I admitted in my original Helix post that a big motivation for the switch was that I wnated a consistent colour scheme over all my text-based activities, notably my terminal, text editing, and note-taking with Obsidian. In particular, I no longer use Obsidian for note-taking because it suffered the same problems as VSCode, though to a lesser degree: it was clunky, burned resources, and over-featured. I was originally drawn to Obsidian because you could take notes in LaTeX and see the math right away without having to compile. A huge downside was that it used MathJax, a web-based library, to render the LaTeX. In other words, I needed an internet connection essentially at all times. Besides being inconvenient during travel, sometimes I just like to disconnect from the internet and zone in on work. Just like from VSCode, Helix has freed me from Obsidian. With its built-in LSP support, Helix can be set up to compile any LaTeX document automatically on save. Problem with LaTeX notes solved. Of course, now that Helix has basically taken over everything text-related, I have achieved my consistent colour-theming goal with ease: setting the same theme for Helix and my terminal has done the trick. What's more, in a truly full circle moment, I dropped the Tokyo Night theme and simply chose the same colours as I use on this very Neocities page!

(And it goes without saying that all work in the last year on this Neocities site has been done in Helix.)
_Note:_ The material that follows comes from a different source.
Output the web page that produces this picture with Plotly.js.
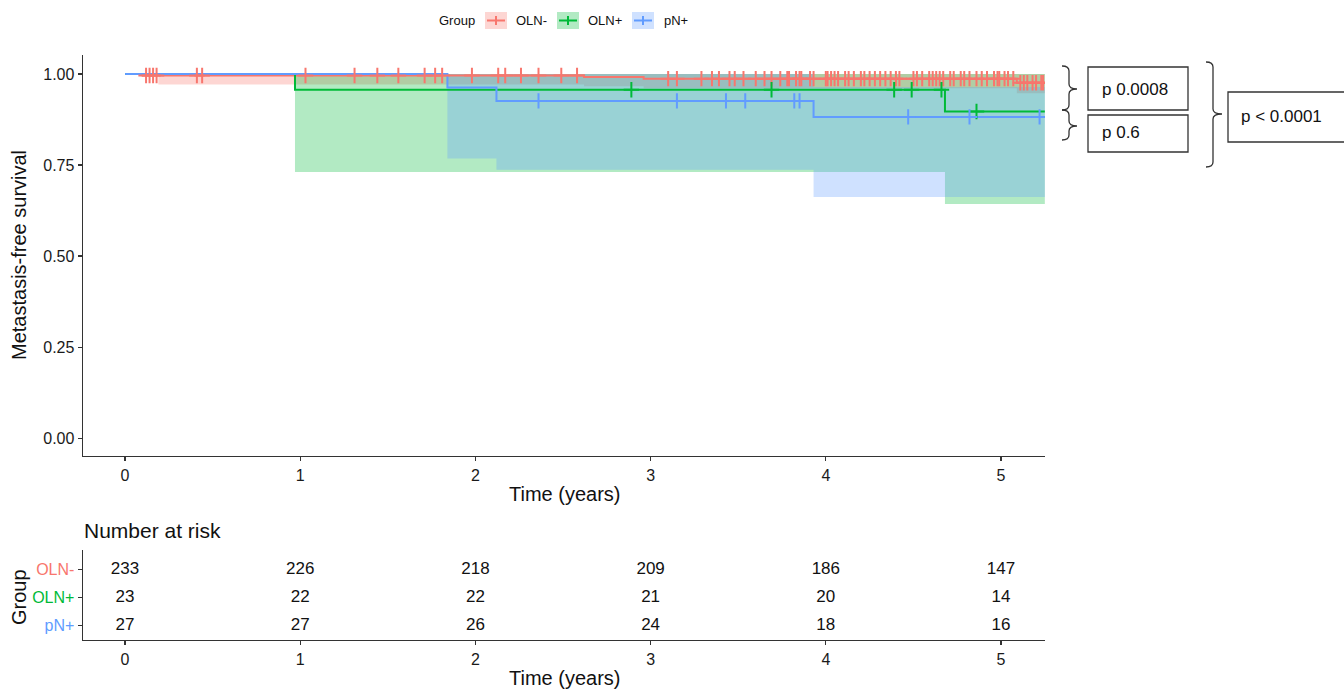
<!DOCTYPE html>
<html><head><meta charset="utf-8">
<script src="https://cdn.plot.ly/plotly-3.0.1.min.js"></script>
<style>html,body{margin:0;padding:0;background:#fff}#chart{width:1344px;height:689px}</style>
</head><body><div id="chart"></div>
<script>
// ---------- data ----------
const groups = ['OLN-', 'OLN+', 'pN+'];
const colors = ['#F8766D', '#00BA38', '#619CFF'];
const fills = ['rgba(248,118,109,0.3)', 'rgba(0,186,56,0.3)', 'rgba(97,156,255,0.3)'];
const tEnd = 5.25;

// survival step curves
const survTimesOLNneg = [0, 0.10, 2.62, 2.96, 5.09];
const survOLNneg      = [1, 0.9957, 0.9914, 0.987, 0.976];
const survTimesOLNpos = [0, 0.97, 4.68];
const survOLNpos      = [1, 0.9565, 0.897];
const survTimesPNpos  = [0, 1.84, 2.12, 3.93];
const survPNpos       = [1, 0.963, 0.926, 0.882];

// confidence bands
const bandTimesOLNneg = [0, 0.19, 2.62, 2.96, 5.09];
const lowerOLNneg     = [1, 0.971, 0.966, 0.961, 0.947];
const upperOLNneg     = [1, 1, 1, 1, 1];
const bandTimesOLNpos = [0, 0.97, 4.68];
const lowerOLNpos     = [1, 0.731, 0.643];
const upperOLNpos     = [1, 1, 1];
const bandTimesPNpos  = [0, 1.84, 2.12, 3.93];
const lowerPNpos      = [1, 0.768, 0.737, 0.662];
const upperPNpos      = [1, 1, 1, 0.964];

// censoring times
const censorOLNneg = [0.12, 0.14, 0.16, 0.18, 0.41, 0.44, 1.03, 1.31, 1.44, 1.56, 1.71, 1.77, 1.81, 1.98,
  2.13, 2.17, 2.26, 2.36, 2.49, 2.58, 3.10, 3.15, 3.29, 3.35, 3.39, 3.45, 3.48, 3.53, 3.60, 3.65,
  3.69, 3.74, 3.78, 3.79, 3.83, 3.85, 3.86, 3.91, 3.93, 4.00, 4.01, 4.03, 4.05, 4.07, 4.11, 4.13,
  4.16, 4.20, 4.22, 4.25, 4.28, 4.31, 4.34, 4.37, 4.40, 4.42, 4.50, 4.52, 4.55, 4.59, 4.61, 4.63,
  4.65, 4.67, 4.71, 4.73, 4.77, 4.79, 4.82, 4.86, 4.89, 4.92, 4.96, 4.98, 4.99, 5.02, 5.04, 5.07,
  5.11, 5.13, 5.15, 5.18, 5.20, 5.23, 5.24];
const censorOLNpos = [2.89, 3.69, 4.39, 4.49, 4.66, 4.86];
const censorPNpos  = [2.36, 3.15, 3.43, 3.54, 3.82, 3.85, 4.47, 4.82, 5.22];

// number at risk
const riskTimes  = [0, 1, 2, 3, 4, 5];
const riskOLNneg = [233, 226, 218, 209, 186, 147];
const riskOLNpos = [23, 22, 22, 21, 20, 14];
const riskPNpos  = [27, 27, 26, 24, 18, 16];

const yTickVals = [0, 0.25, 0.5, 0.75, 1];
const yTickText = ['0.00', '0.25', '0.50', '0.75', '1.00'];
const xTickVals = [0, 1, 2, 3, 4, 5];

// ---------- helpers ----------
const W = 1344, H = 689;
const px = x => x / W;
const py = y => 1 - y / H;
const FONT = 'Liberation Sans, Arial, sans-serif';

function stepValue(times, vals, t) {
  let v = vals[0];
  for (let i = 0; i < times.length; i++) if (times[i] <= t) v = vals[i];
  return v;
}
function stepLine(times, vals) {
  return { x: times.concat([tEnd]), y: vals.concat([vals[vals.length - 1]]) };
}
function bandPoly(times, lower, upper) {
  const xs = [], ys = [];
  for (let i = 0; i < times.length; i++) {
    const t1 = i + 1 < times.length ? times[i + 1] : tEnd;
    xs.push(times[i], t1); ys.push(upper[i], upper[i]);
  }
  for (let i = times.length - 1; i >= 0; i--) {
    const t1 = i + 1 < times.length ? times[i + 1] : tEnd;
    xs.push(t1, times[i]); ys.push(lower[i], lower[i]);
  }
  return { x: xs, y: ys };
}

const series = [
  { st: survTimesOLNneg, s: survOLNneg, bt: bandTimesOLNneg, lo: lowerOLNneg, up: upperOLNneg, c: censorOLNneg },
  { st: survTimesOLNpos, s: survOLNpos, bt: bandTimesOLNpos, lo: lowerOLNpos, up: upperOLNpos, c: censorOLNpos },
  { st: survTimesPNpos,  s: survPNpos,  bt: bandTimesPNpos,  lo: lowerPNpos,  up: upperPNpos,  c: censorPNpos }
];

const traces = [];
series.forEach((g, i) => {
  const b = bandPoly(g.bt, g.lo, g.up);
  traces.push({ x: b.x, y: b.y, type: 'scatter', mode: 'lines', fill: 'toself',
    fillcolor: fills[i], line: { width: 0 }, hoverinfo: 'skip', showlegend: false, xaxis: 'x', yaxis: 'y' });
});
series.forEach((g, i) => {
  const l = stepLine(g.st, g.s);
  traces.push({ x: l.x, y: l.y, type: 'scatter', mode: 'lines', line: { color: colors[i], width: 2, shape: 'hv' },
    name: groups[i], showlegend: false, xaxis: 'x', yaxis: 'y' });
});
series.forEach((g, i) => {
  traces.push({ x: g.c, y: g.c.map(t => stepValue(g.st, g.s, t)), type: 'scatter', mode: 'markers',
    marker: { symbol: 'cross-thin', size: 11, color: colors[i], line: { color: colors[i], width: 2 } },
    showlegend: false, hoverinfo: 'x+y', xaxis: 'x', yaxis: 'y' });
});
// risk table
const riskRows = [riskOLNneg, riskOLNpos, riskPNpos];
const rowY = [3, 2, 1];
riskRows.forEach((r, i) => {
  traces.push({ x: riskTimes, y: riskTimes.map(() => rowY[i]), text: r.map(String), type: 'scatter', mode: 'text',
    textposition: 'middle center', textfont: { family: FONT, size: 17, color: '#111' },
    showlegend: false, hoverinfo: 'skip', xaxis: 'x2', yaxis: 'y2' });
});

const axCommon = {
  showline: true, linecolor: '#333', linewidth: 1.4, ticks: 'outside', ticklen: 4, tickcolor: '#333', tickwidth: 1.2,
  showgrid: false, zeroline: false, automargin: false, tickfont: { family: FONT, size: 16, color: '#1a1a1a' }
};
const xDom = [px(83), px(1045)];

// ---------- shapes: p-value boxes, braces, legend ----------
const shapes = [];
function rectPx(x0, y0, x1, y1, extra) {
  shapes.push(Object.assign({ type: 'rect', xref: 'paper', yref: 'paper', x0: px(x0), x1: px(x1), y0: py(y1), y1: py(y0),
    line: { color: '#333', width: 1.3 }, fillcolor: 'rgba(0,0,0,0)' }, extra || {}));
}
function linePx(x0, y0, x1, y1, color, width) {
  shapes.push({ type: 'line', xref: 'paper', yref: 'paper', x0: px(x0), x1: px(x1), y0: py(y0), y1: py(y1),
    line: { color: color, width: width } });
}
function bracePx(xl, xv, xt, top, mid, bot) {
  const r = 5;
  const P = (x, y) => px(x) + ',' + py(y);
  const path = 'M' + P(xl, top) + ' Q' + P(xv, top) + ' ' + P(xv, top + r) + ' L' + P(xv, mid - r) +
    ' Q' + P(xv, mid) + ' ' + P(xt, mid) + ' Q' + P(xv, mid) + ' ' + P(xv, mid + r) +
    ' L' + P(xv, bot - r) + ' Q' + P(xv, bot) + ' ' + P(xl, bot);
  shapes.push({ type: 'path', xref: 'paper', yref: 'paper', path: path, line: { color: '#333', width: 1.3 } });
}
rectPx(1088, 67, 1188, 110);
rectPx(1088, 115, 1188, 152);
rectPx(1228, 92, 1346, 142);
bracePx(1062, 1069, 1077, 66, 89, 110);
bracePx(1062, 1069, 1077, 110, 126, 140);
bracePx(1206, 1213, 1222, 62, 114, 167);

// legend
const legX = [485, 557, 632];
legX.forEach((x, i) => {
  rectPx(x, 12, x + 22, 29, { line: { width: 0 }, fillcolor: fills[i] });
  linePx(x + 2, 20.5, x + 20, 20.5, colors[i], 2);
  linePx(x + 11, 16, x + 11, 25, colors[i], 2);
});

const ann = [];
function textPx(t, x, y, xa, size, extra) {
  ann.push(Object.assign({ text: t, xref: 'paper', yref: 'paper', x: px(x), y: py(y), xanchor: xa, yanchor: 'middle',
    showarrow: false, font: { family: FONT, size: size, color: '#111' } }, extra || {}));
}
textPx('Group', 437, 20.5, 'left', 13);
textPx('OLN-', 514, 20.5, 'left', 13);
textPx('OLN+', 586, 20.5, 'left', 13);
textPx('pN+', 662, 20.5, 'left', 13);
textPx('Metastasis-free survival', 19, 255, 'center', 20, { textangle: -90 });
textPx('Time (years)', 564, 494, 'center', 20);
textPx('Number at risk', 82, 530, 'left', 21);
textPx('Group', 19, 597, 'center', 20, { textangle: -90 });
textPx('Time (years)', 564, 678, 'center', 20);
textPx('p 0.0008', 1100, 89, 'left', 17);
textPx('p 0.6', 1100, 133, 'left', 17);
textPx('p < 0.0001', 1239, 117, 'left', 17);

const layout = {
  width: W, height: H, margin: { l: 0, r: 0, t: 0, b: 0 }, paper_bgcolor: '#fff', plot_bgcolor: '#fff',
  showlegend: false, font: { family: FONT },
  xaxis: Object.assign({}, axCommon, { domain: xDom, range: [-0.24, 5.251], tickvals: xTickVals, anchor: 'y' }),
  yaxis: Object.assign({}, axCommon, { domain: [py(456), py(55)], range: [-0.049, 1.052], tickvals: yTickVals,
    ticktext: yTickText, anchor: 'x' }),
  xaxis2: Object.assign({}, axCommon, { domain: xDom, range: [-0.24, 5.251], tickvals: xTickVals, anchor: 'y2' }),
  yaxis2: Object.assign({}, axCommon, { domain: [py(640), py(550)], range: [0.48, 3.695], tickvals: rowY,
    ticktext: groups.map((g, i) => '<span style="color:' + colors[i] + '">' + g + '</span>'),
    tickfont: { family: FONT, size: 16, color: '#222' }, anchor: 'x2' }),
  shapes: shapes, annotations: ann
};

Plotly.newPlot('chart', traces, layout, { displayModeBar: false, staticPlot: true });
</script>
</body></html>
A brief self-important reflection on Uses

It also turns out that a few statements I made on my De-Googling post are not true any more. Though I know some people have a "uses" page, that could easily solve this problem of outdated tech statements, I'm not so keen on the idea. For one, it veers pretty close into couching your personal identity, if partially, in the objects you use and consume. Though I'm not perfect, I've really been trying to rethink and avoid that impulse. Especially for tech nerds (of which I begrudgingly admit I am one), the notion of gear and software is so personally important. Don't we all know an Apple fanboy?

More importantly, though, it feels a bit soulless to just have a page listing tech that I use. If we've learned anything in the recent dramatic ramp-up of tech presence in our lives, is that technology is greatest when it facilitates human connection. That's the backbone of the indie web ethos, isn't it? When technology instead serves corporate interest, it becomes a dystopian nightmare of surveillance, advertising, and consumerism. I don't want to be part of that. If I'm going to talk about the tech I use, it will be more than a cold list of items with no meaning. I want to tell the human story: what has this tech done for my life? How do I feel about it? How does it relate to me as a person? If I don't have something personal to share about these items, what is even the point of listing them on my website? Believe me, though — since I'm a (if self-conscious) tech nerd, I never run out of personal thoughts about tech.